14. The semiconductor apparatus according to claim 12,

wherein the first data processing block comprises a read circuit unit and a write circuit unit, and

wherein the write circuit unit is configured to receive data outputted to the first input/output pad array via the read circuit unit during the read operation, according to any one among the plurality of control signals, and output the received data to the first memory array according to another one among the plurality of control signals.

15. The semiconductor apparatus according to claim 14,

wherein the plurality of control signals include a first control signal, a second control signal, and a third control signal,

wherein the first control signal of the plurality of control signals is enabled during a write operation period of the semiconductor apparatus,

wherein the second control signal of the plurality of control signals is a signal generated by delaying a data strobe signal by a predetermined time, and

wherein the third control signal is a data input clock signal.

16. The semiconductor apparatus according to claim 12, further comprising:

a control signal generation unit configured to generate the plurality of control signals in response to a write enable signal and a data strobe signal.

17. The semiconductor apparatus according to claim 12, further comprising:

is a control signal generation unit configured to generate any one among the plurality of control signals in response to a test mode signal and a write enable signal, and generate another one among the plurality of control signals in response to the test mode signal and a data strobe signal.

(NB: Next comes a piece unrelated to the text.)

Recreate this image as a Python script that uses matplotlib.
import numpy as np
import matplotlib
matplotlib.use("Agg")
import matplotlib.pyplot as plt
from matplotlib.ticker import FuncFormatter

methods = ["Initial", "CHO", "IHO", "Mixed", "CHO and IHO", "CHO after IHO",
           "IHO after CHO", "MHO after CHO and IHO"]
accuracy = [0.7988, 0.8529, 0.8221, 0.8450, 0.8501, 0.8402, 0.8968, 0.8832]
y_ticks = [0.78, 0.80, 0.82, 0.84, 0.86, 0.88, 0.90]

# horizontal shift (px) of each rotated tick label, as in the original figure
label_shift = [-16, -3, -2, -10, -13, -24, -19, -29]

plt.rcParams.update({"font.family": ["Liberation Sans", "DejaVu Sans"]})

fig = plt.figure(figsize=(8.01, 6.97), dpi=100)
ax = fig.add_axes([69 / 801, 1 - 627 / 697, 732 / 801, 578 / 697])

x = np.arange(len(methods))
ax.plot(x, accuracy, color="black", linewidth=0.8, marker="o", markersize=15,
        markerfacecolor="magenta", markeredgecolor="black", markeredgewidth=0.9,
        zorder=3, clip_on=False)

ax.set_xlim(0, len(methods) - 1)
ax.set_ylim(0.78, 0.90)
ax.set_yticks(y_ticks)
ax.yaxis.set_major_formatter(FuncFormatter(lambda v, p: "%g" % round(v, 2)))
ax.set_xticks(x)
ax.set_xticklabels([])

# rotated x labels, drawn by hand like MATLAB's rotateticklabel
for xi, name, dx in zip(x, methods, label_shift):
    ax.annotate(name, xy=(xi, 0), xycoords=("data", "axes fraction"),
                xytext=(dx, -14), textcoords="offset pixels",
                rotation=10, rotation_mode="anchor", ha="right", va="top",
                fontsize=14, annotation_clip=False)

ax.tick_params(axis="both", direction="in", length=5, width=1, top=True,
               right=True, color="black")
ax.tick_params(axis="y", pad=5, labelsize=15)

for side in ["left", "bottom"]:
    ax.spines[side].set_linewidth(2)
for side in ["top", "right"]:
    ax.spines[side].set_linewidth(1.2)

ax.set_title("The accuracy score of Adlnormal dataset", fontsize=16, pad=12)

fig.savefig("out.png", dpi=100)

18. The semiconductor apparatus according to claim 1, further comprising:

a control signal generation unit configured to generate the plurality of control signals, the plurality of control signal including a first control signal, a second control signal, and a third control signal,

wherein the control signal generation unit includes:

an inverter configured to receive a write enable signal and output an inverted write enable signal;

a first multiplexer configured to receive the write enable signal and the inverted write enable signal, select either the write enable signal or the inverted write enable signal according to a first test mode signal, and output the first control signal,

a delay configured to receive a data strobe signal and output a delayed data strobe signal,

a second multiplexer configured to receive the data strobe signal and the delayed data strobe signal, select either the data strobe signal or the delayed data strobe signal according to the first test mode signal, and output the second control signal, and

a shift section configured to shift a write command signal by a is write latency based on a clock signal, and output the third control signal.

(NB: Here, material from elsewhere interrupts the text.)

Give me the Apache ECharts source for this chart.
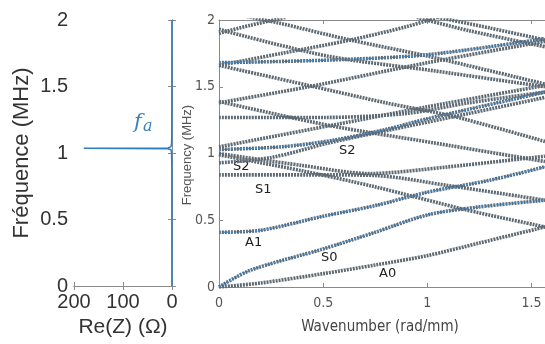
<!DOCTYPE html>
<html>
<head>
<meta charset="utf-8">
<script src="https://cdn.jsdelivr.net/npm/echarts@6/dist/echarts.min.js"></script>
<style>
  html, body { margin: 0; padding: 0; background: #fff; }
  #chart { width: 545px; height: 344px; }
</style>
</head>
<body>
<div id="chart"></div>
<script>
// impedance curve (left panel): Re(Z) in ohm against frequency in MHz
var reZ = [0.3, 0.4, 0.8, 2, 8, 180, 8, 2, 0.8, 0.4, 0.3];
var fZ  = [0, 0.9, 1.0, 1.025, 1.032, 1.035, 1.038, 1.048, 1.07, 1.15, 2];

// dispersion curves (right panel): [wavenumber rad/mm, frequency MHz]
var modeA0 = [[0, 0], [0.2, 0.03], [0.5, 0.1], [0.75, 0.165], [1.0, 0.235], [1.25, 0.33], [1.565, 0.45]];
var modeS0 = [[0, 0], [0.15, 0.125], [0.5, 0.285], [0.75, 0.41], [1.0, 0.54], [1.25, 0.6], [1.565, 0.65]];
var modeA1 = [[0, 0.41], [0.2, 0.425], [0.5, 0.53], [0.75, 0.61], [1.0, 0.71], [1.3, 0.8], [1.565, 0.9]];
var modeS1 = [[0, 0.84], [0.5, 0.84], [0.75, 0.835], [1.1, 0.76], [1.565, 0.65]];
var modeS2 = [[0, 1.03], [0.3, 1.05], [0.55, 1.1], [0.8, 1.18], [1.0, 1.26], [1.565, 1.46]];
var branchS2b = [[0, 0.93], [0.25, 0.97], [0.53, 1.08], [0.8, 1.17], [1.2, 1.3], [1.565, 1.42]];
var branchD4 = [[0, 0.99], [0.4, 0.87], [0.75, 0.75], [1.18, 0.58], [1.565, 0.45]];
var branchD5 = [[0, 1.0], [0.4, 0.91], [0.72, 0.85], [1.1, 0.9], [1.565, 0.98]];
var branchR4 = [[0, 1.05], [0.67, 1.25], [1.0, 1.35], [1.565, 1.51]];
var branchF127 = [[0, 1.27], [0.5, 1.27], [0.9, 1.3], [1.2, 1.38], [1.565, 1.46]];
var branchD3 = [[0, 1.39], [0.53, 1.21], [1.03, 1.08], [1.565, 0.94]];
var branchD2 = [[0, 1.66], [0.43, 1.51], [0.8, 1.38], [1.12, 1.28], [1.565, 1.09]];
var branchR3 = [[0, 1.38], [0.43, 1.5], [1.0, 1.68], [1.565, 1.84]];
var branchD1 = [[0, 1.93], [0.52, 1.73], [1.03, 1.62], [1.565, 1.5]];
var branchT1 = [[0.12, 2.03], [0.28, 1.98], [0.63, 1.85], [1.0, 1.73], [1.565, 1.52]];
var branchR2 = [[0, 1.66], [0.3, 1.75], [0.63, 1.85], [0.9, 1.95], [1.05, 2.02]];
var branchR1 = [[0, 1.9], [0.15, 1.96], [0.32, 2.02]];
var branchF168 = [[0, 1.68], [0.53, 1.7], [1.0, 1.74], [1.565, 1.86]];
var branchTR1 = [[0.95, 2.02], [1.2, 1.92], [1.565, 1.8]];
var branchTR2 = [[1.05, 2.02], [1.3, 1.94], [1.565, 1.85]];

var grayCurves = [modeA0, modeS0, modeA1, modeS1, branchS2b, branchD4, branchD5, branchR4,
  branchF127, branchD3, branchD2, branchR3, branchD1, branchT1, branchR2, branchR1,
  branchF168, branchTR1, branchTR2, modeS2];
var blueCurves = [modeS0, modeA1, modeS2, branchF168];

var modeLabels = [
  { text: 'S2', x: 233, y: 160 },
  { text: 'S2', x: 339, y: 144 },
  { text: 'S1', x: 255, y: 183 },
  { text: 'A1', x: 245, y: 236 },
  { text: 'S0', x: 321, y: 251 },
  { text: 'A0', x: 379, y: 267 }
];

var dom = document.getElementById('chart');
var myChart = echarts.init(dom, null, { renderer: 'canvas' });

var gray = '#5e6a73';
var frame = '#8a8a8a';
var bigFont = "'Liberation Sans', Arial, sans-serif";
var narrowFont = "'Liberation Sans Narrow', 'DejaVu Sans Condensed', sans-serif";

var series = [];
series.push({
  type: 'line', xAxisIndex: 0, yAxisIndex: 0,
  data: reZ.map(function (r, i) { return [r, fZ[i]]; }),
  showSymbol: false, smooth: false,
  lineStyle: { color: '#2a7fc4', width: 1.5 }
});
grayCurves.forEach(function (c) {
  series.push({
    type: 'line', xAxisIndex: 2, yAxisIndex: 2, data: c,
    showSymbol: false, smooth: 0.3, silent: true,
    lineStyle: { color: gray, width: 3.6, type: [2, 1] }
  });
});
blueCurves.forEach(function (c) {
  series.push({
    type: 'line', xAxisIndex: 2, yAxisIndex: 2, data: c,
    showSymbol: false, smooth: 0.3, silent: true,
    lineStyle: { color: '#3a8fd8', width: 1.4, type: [2, 2] }
  });
});

var graphics = [
  { type: 'text', x: 22, y: 153, rotation: Math.PI / 2,
    style: { text: 'Fréquence (MHz)', font: '22px ' + bigFont, fill: '#333', align: 'center', verticalAlign: 'middle' } },
  { type: 'text', x: 123, y: 327,
    style: { text: 'Re(Z) (Ω)', font: '21px ' + bigFont, fill: '#333', align: 'center', verticalAlign: 'middle' } },
  { type: 'text', x: 187, y: 155, rotation: Math.PI / 2,
    style: { text: 'Frequency (MHz)', font: '13px ' + bigFont, fill: '#555', align: 'center', verticalAlign: 'middle' } },
  { type: 'text', x: 380, y: 327,
    style: { text: 'Wavenumber (rad/mm)', font: '15px ' + narrowFont, fill: '#444', align: 'center', verticalAlign: 'middle' } },
  { type: 'text', x: 134, y: 112,
    style: { text: 'f', font: 'italic 21px "DejaVu Serif", serif', fill: '#3a7fc0' } },
  { type: 'text', x: 143, y: 119,
    style: { text: 'a', font: 'italic 16px "DejaVu Serif", serif', fill: '#3a7fc0' } }
];
modeLabels.forEach(function (l) {
  graphics.push({ type: 'text', x: l.x, y: l.y,
    style: { text: l.text, font: '13px "DejaVu Sans", sans-serif', fill: '#222' } });
});

function axisBase(extra) {
  var a = {
    type: 'value',
    axisLine: { show: true, lineStyle: { color: frame, width: 1 } },
    axisTick: { show: true, inside: true, length: 4, lineStyle: { color: frame } },
    splitLine: { show: false }
  };
  for (var k in extra) a[k] = extra[k];
  return a;
}

var option = {
  animation: false,
  grid: [
    { left: 74, top: 20, width: 98, height: 266 },
    { left: 219, top: 20, right: 0, height: 267 }
  ],
  xAxis: [
    axisBase({ gridIndex: 0, position: 'bottom', min: 0, max: 200, interval: 100, inverse: true,
      axisLabel: { fontSize: 20, color: '#333', fontFamily: bigFont, margin: 6 } }),
    axisBase({ gridIndex: 0, position: 'top', min: 0, max: 200, interval: 100, inverse: true,
      axisLabel: { show: false } }),
    axisBase({ gridIndex: 1, position: 'bottom', min: 0, max: 1.565, interval: 0.5,
      axisLabel: { fontSize: 14, color: '#555', fontFamily: narrowFont, margin: 9, showMaxLabel: false } }),
    axisBase({ gridIndex: 1, position: 'top', min: 0, max: 1.565, interval: 0.5,
      axisLabel: { show: false } })
  ],
  yAxis: [
    axisBase({ gridIndex: 0, position: 'left', min: 0, max: 2, interval: 0.5,
      axisLabel: { fontSize: 20, color: '#333', fontFamily: bigFont, margin: 6 } }),
    axisBase({ gridIndex: 0, position: 'right', min: 0, max: 2, interval: 0.5,
      axisLabel: { show: false } }),
    axisBase({ gridIndex: 1, position: 'left', min: 0, max: 2, interval: 0.5,
      axisLabel: { fontSize: 14, color: '#555', fontFamily: narrowFont, margin: 4 } })
  ],
  graphic: graphics,
  series: series
};

myChart.setOption(option);
window.addEventListener('resize', myChart.resize);
</script>
</body>
</html>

19. The semiconductor apparatus according to claim 12,

wherein the first data processing block comprises:

a read circuit unit configured to perform a read-associated operation for outputting data outputted from the first memory array to the first input/output pad array, and

a write circuit unit configured to perform a write-associated operation for inputting data inputted through the first input/output pad array to the first memory array, and

wherein the write circuit unit is configured to receive data outputted via the read circuit unit to the first input/output pad array according to a read command, according to any one among the plurality of control signals, and the write circuit unit is configured to output the received data to the first memory array according to another one among the plurality of control signals.

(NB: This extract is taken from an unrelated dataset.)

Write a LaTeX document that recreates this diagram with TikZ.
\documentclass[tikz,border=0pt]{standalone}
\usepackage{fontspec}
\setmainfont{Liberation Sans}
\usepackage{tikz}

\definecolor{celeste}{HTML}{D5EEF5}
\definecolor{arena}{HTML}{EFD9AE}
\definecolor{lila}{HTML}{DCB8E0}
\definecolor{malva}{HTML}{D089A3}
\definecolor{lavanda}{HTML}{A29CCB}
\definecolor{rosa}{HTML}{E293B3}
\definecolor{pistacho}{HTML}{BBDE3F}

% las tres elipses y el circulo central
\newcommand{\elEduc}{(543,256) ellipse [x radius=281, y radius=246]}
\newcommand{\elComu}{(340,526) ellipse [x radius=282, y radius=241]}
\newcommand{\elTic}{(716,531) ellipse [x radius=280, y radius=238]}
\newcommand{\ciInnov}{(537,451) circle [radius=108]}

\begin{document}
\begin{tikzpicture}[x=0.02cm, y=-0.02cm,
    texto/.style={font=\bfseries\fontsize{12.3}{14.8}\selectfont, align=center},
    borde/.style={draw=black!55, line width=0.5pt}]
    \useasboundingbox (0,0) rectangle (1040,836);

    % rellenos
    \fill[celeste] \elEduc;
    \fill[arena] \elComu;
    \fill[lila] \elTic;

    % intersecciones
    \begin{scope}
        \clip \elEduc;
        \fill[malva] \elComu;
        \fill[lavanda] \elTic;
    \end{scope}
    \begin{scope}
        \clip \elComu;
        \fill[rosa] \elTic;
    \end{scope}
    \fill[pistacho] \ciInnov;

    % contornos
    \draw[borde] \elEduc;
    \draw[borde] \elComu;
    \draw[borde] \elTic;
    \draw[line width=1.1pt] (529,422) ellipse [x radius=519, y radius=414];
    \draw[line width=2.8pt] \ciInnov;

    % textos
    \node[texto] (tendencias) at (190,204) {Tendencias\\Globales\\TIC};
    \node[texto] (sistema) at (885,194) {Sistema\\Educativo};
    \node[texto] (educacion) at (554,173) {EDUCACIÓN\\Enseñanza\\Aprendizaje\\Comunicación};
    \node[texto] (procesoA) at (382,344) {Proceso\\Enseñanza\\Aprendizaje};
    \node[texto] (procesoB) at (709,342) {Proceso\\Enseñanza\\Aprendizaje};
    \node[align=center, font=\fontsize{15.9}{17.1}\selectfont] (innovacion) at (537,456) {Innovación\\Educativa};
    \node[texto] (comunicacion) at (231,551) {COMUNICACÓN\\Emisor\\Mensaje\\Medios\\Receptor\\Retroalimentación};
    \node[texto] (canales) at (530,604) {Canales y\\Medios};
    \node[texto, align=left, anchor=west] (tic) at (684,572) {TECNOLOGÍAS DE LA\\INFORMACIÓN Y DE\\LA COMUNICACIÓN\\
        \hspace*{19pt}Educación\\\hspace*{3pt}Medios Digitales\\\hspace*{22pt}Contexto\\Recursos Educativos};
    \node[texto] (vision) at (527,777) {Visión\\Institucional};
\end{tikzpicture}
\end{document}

20. The semiconductor apparatus according to claim 12, wherein the first data processing block comprises:

a buffer configured to receive data outputted via the read circuit unit to the first input/output pad array according to the read command and according to any one among the plurality of control signals; and

an alignment section configured to align and output an output signal of the buffer according to another one among the plurality of control signals.

21. The semiconductor apparatus according to claim 20, wherein the first data processing block further comprises:

an inversion section configured to invert and output an output signal of the alignment section according to a test mode signal.

22. The semiconductor apparatus according to claim 12, wherein the first memory array and the second memory array are configured to provide one memory block.

23. The semiconductor apparatus according to claim 22, wherein the first memory array and the second memory array are half banks, respectively.

24. A semiconductor apparatus comprising:

an input/output pad array;

a memory array;

a read circuit unit configured to perform a read-associated operation for outputting data outputted from the memory array, to the input/output pad array in a read operation; and

a write circuit unit configured to perform a write-associated operation for inputting data inputted through the input/output pad array, to the memory array in a write operation, and the write circuit unit is configured to input data outputted to the input/output pad array via the read circuit unit in the read operation, to the memory array according to a plurality of control signals.

25. The semiconductor apparatus according to claim 24, further comprising:

a control signal generation unit configured to generate the plurality of control signals in response to a write enable signal and a data strobe signal.

26. The semiconductor apparatus according to claim 24, further comprising:

a control signal generation unit configured to generate any one among the plurality of control signals in response to a test mode signal and a write enable signal, and generate another one among the plurality of control signals in response to the test mode signal and a data strobe signal.

27. The semiconductor apparatus according to claim 24, further comprising:

a control signal generation unit configured to generate the plurality of control signals, the plurality of control signal including a first control signal, a second control signal, and a third control signal,

wherein the control signal generation unit includes:

an inverter configured to receive a write enable signal and output an inverted write enable signal;

a first multiplexer configured to receive the write enable signal and the inverted write enable signal, select either the write enable signal or the inverted write enable signal according to a first test mode signal, and output the first control signal,

a delay configured to receive a data strobe signal and output a delayed data strobe signal,

a second multiplexer configured to receive the data strobe signal and the delayed data strobe signal, select either the data strobe signal or the delayed data strobe signal according to the first test mode signal, and output the second control signal, and

a shift section configured to shift a write command signal by a write latency based on a clock signal, and output the third control signal.

28. The semiconductor apparatus according to claim 24, wherein the first data processing block comprises:

a buffer configured to receive data outputted via the read circuit unit to the first input/output pad array according to a read command, according to any one among the plurality of control signals;

an alignment section configured to align and output an output signal of the buffer according to another one among the plurality of control signals; and

an inversion block configured to invert and output an output signal of the alignment section according to the test mode signal.

29. The semiconductor apparatus according to claim 24,

wherein the memory array of the semiconductor apparatus includes a first memory array and a second memory array, and

wherein the semiconductor apparatus is configured to copy data to be written in the first memory array according to a write command, and write the copied data in the second memory array.

30. The semiconductor apparatus according to claim 29, wherein the first memory array and the second memory array are configured to provide one memory block.

31. The semiconductor apparatus according to claim 29, wherein the first memory array and the second memory array are half banks, respectively.